Ryanair is being investigated by the Irish Aviation Authority (IAA) over concerns that emergency exit seats have been left empty after it introduced an extra £10 charge for passengers to sit there.
The seats provide extra leg room, which is popular with many customers, but this extra room is primarily for the exit doors in the case of an emergency, and anyone who sits there is expected to follow directions and, if necessary, open the doors in the event of an emergency.
The extra charge has meant that these rows have been known to be left empty on take off, with passengers on surrounding seats asked to familiarise themselves with the evacuation procedure. Some passengers expressed doubts about being able to fully understand the instructions without sitting next to the exit itself.

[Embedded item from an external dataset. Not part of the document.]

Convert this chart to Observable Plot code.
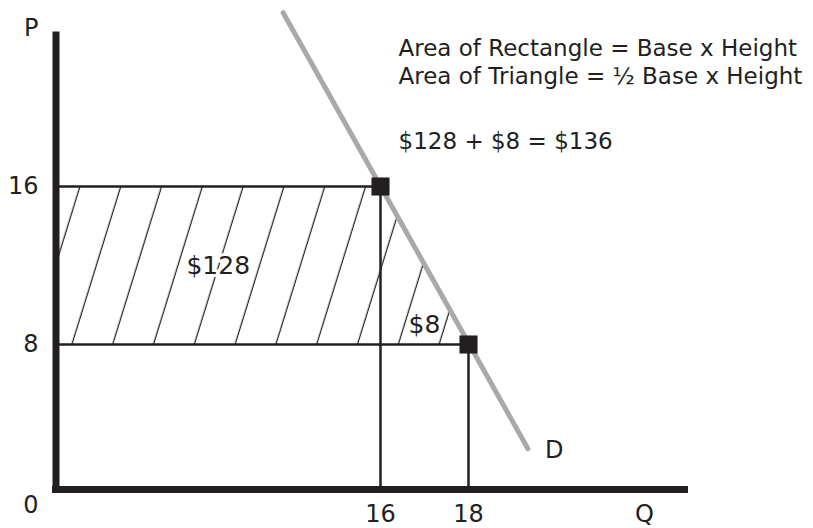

This has also raised health and safety concerns from the Civil Aviation Authority (CAA) and British Airline Pilots Association (BALPA), who are keeping a watch on the situation.
A spokesperson from the CAA said: “Our guidance to UK-registered airlines is that whoever is sitting next to the emergency exit must be briefed about what to do. If that person says they are not willing to do it, then someone else must be found who is happy with that role.”
He added: “It’s an important task. It’s not easy to open the doors and they must be physically strong enough to throw them from the plane.”
A spokesman for Ryanair said it will cooperate with the IAA, but also added: “Ryanair complies with all mandatory safety directives. All passengers are provided with the same safety and evacuation information.”
(Please note that there are other airlines registered in Britain which also charge passengers extra to sit next to the emergency exit.)